Marketo: a post IPO Summary
July 19 2013
The Battle Road IPO Review is a monthly screen of more than 150 growth-oriented initial public offerings of the last six years. Each month we add new stocks to our Battle Road IPO Review coverage universe as companies come public and consensus estimates begin to emerge. Our monthly analysis features companies in the following six sectors: software, internet, hardware, consumer, business Services, and health sciences and healthcare IT. Each month we update our Exploration List, which is a long-oriented sub-set of the coverage universe, which we determine based on qualitative and quantitative inputs.
New to our software sector universe this month is Marketo (NASDAQ: MKTO), a developer of cloud-based marketing software, including email marketing, lead management, social marketing, and analytics. Founded in 2006, based in San Mateo California, the company recorded revenue of $58.4 million in 2012, an increase of 80 percent over 2011. During the same period, the company’s operating loss widened significantly, from $23 million to $34 million.

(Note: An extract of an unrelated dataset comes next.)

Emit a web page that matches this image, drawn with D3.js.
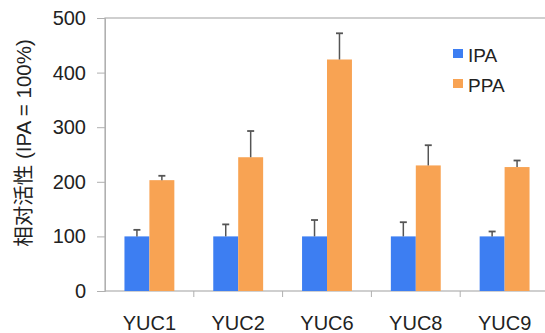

On May 21, 2013, Marketo issued six million shares at $13 per share in an IPO led by Goldman, Sachs & Company, Credit Suisse Securities, UBS, Canaccord Genuity, Raymond James, and JMP.
Marketo sells its software on a subscription basis, and counts more than 2,300 customers. Customer concentration is low as no single customer accounted for more than two percent of sales in any of the last three years. Marketo targets the small and mid-sized business (SMB) market, which it defines as companies with less than 1,500 employees. In the most recent year, 80 percent of sales came from the SMB market, while the remainder came from companies with employees exceeding 1,500. Representative customers include CenturyLink, Citrix, Gannett, GE, Moody’s, Panasonic, and Symantec. The company has overseas sales offices in Dublin and Sydney. A bit less than 13 percent of sales came from outside the US in 2012.
Nearly 90 percent of sales come from software subscriptions and support revenue. Pricing is based on various customer usage metrics, which can include the number of leads in a customer’s database, as well as the authorized number of users. Subscriptions range in length from one quarter to three years.
In the first calendar quarter of 2013, Marketo’s revenue rose by 80 percent to nearly $20 million, yet its operating loss increased by nearly 50 percent from $23 million to $34 million. Part of this is due to the fact that the company’s gross margin in the most recent quarter was just 57 percent, partly due to losses from professional services.